Semiconductor Maker Could Be Back In Chips
VLSI Technology, a San Jose, Calif., maker of application-specific integrated circuits and associated software design tools, has had its problems.
Some analysts aren’t optimistic about its future, either. But the smart money thinks otherwise.
The stock, which closed Thursday at $19.62, is up over $4 from the beginning of March and, using a new strategy, has only begun what could be a significant climb. “VLSI Technology offers a very good bang for the buck at its current price,” says Rick Whittington, a semiconductor analyst at Soundview Financial Group.
“Over the next five years, VLSI’s profits should climb at an average annual rate of 20 percent,” adds Gregory Dorsey, editor of Wall Street Bargains.
VLSI is working to emulate a strategy embraced by competitor LSI Logic, which has pushed LSI’s stock up nearly 11-fold in less than three years.
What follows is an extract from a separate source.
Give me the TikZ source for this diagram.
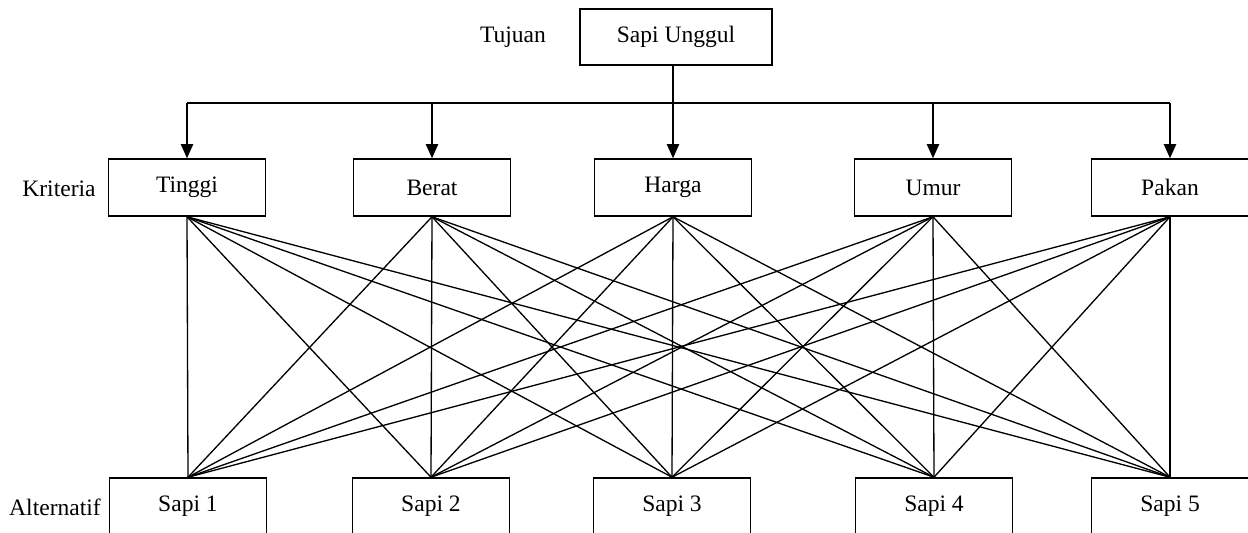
\documentclass[tikz,border=0pt]{standalone}
\usepackage{fontspec}
\setmainfont{Liberation Serif}
\usetikzlibrary{arrows.meta, calc}

\begin{document}
\begin{tikzpicture}[
        x=0.02cm, y=-0.02cm,
        font=\fontsize{13.4}{16}\selectfont,
        box/.style={rectangle, draw=black, line width=0.9pt, fill=white, minimum width=3.14cm, minimum height=1.14cm, inner sep=0pt},
        wire/.style={line width=0.75pt},
        down/.style={-{Triangle[length=8pt, width=7pt]}, line width=0.8pt}
    ]
        \clip (0,0) rectangle (1248,533);
        \useasboundingbox (0,0) rectangle (1248,533);

        % tujuan
        \node[box, minimum width=3.84cm, minimum height=1.12cm] (goal) at (676,37) {Sapi Unggul};
        \node (lbltujuan) at (513,37) {Tujuan};

        % kriteria
        \node[box] (k1) at (187,187.5) {Tinggi};
        \node[box] (k2) at (432,187.5) {Berat};
        \node[box] (k3) at (673,187.5) {Harga};
        \node[box] (k4) at (933,187.5) {Umur};
        \node[box] (k5) at (1170,187.5) {Pakan};
        \node (lblkriteria) at (59,189) {Kriteria};

        % alternatif
        \node[box] (a1) at (188,506.5) {Sapi 1};
        \node[box] (a2) at (431,506.5) {Sapi 2};
        \node[box] (a3) at (672,506.5) {Sapi 3};
        \node[box] (a4) at (934,506.5) {Sapi 4};
        \node[box] (a5) at (1170,506.5) {Sapi 5};
        \node (lblalternatif) at (55,507) {Alternatif};

        \coordinate (hub) at (673,103);
        \draw[wire] (goal.south -| hub) -- (hub);
        \draw[wire] (hub -| k1) -- (hub -| k5);
        \foreach \i in {1,...,5}
            \draw[down] (hub -| k\i) -- (k\i.north);

        \foreach \i in {1,...,5}
            \foreach \j in {1,...,5}
                \draw[wire] (k\i.south) -- (a\j.north);
    \end{tikzpicture}
\end{document}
Specifically, VLSI, like LSI Logic, is developing an entire system on one chip. It has begun shipping these chips to some European makers of digital cordless telephones. Now it’s a matter of persuading customers like Apple Computer, Compaq, IBM and Siemens AG to design such chips into their systems.
Why the naysayers?
Mainly, they’re concerned with VLSI’s lowmargin, commodity chip set business, which still accounts for nearly a third of revenues. That business is OK now because the chip industry is booming, but what about the next slump? True, VLSI has been trimming its reliance on this business, skeptics say, but it can move only so far so fast.
“The question is, can VLSI keep scaling back and not have its business completely fall apart?” says Mark Edelstone, a chip analyst at Prudential Securities.
The answer, apparently, is that VLSI can.
LSI Logic, for one, did so. VLSI has already managed to scale back its chip set business from 40 percent seven months ago, and Whittington believes it will decline to as little as 15 percent in 1996, and “to a bare bones business, if any at all,” in 1997.
Long-term, it’s a scenario he likes.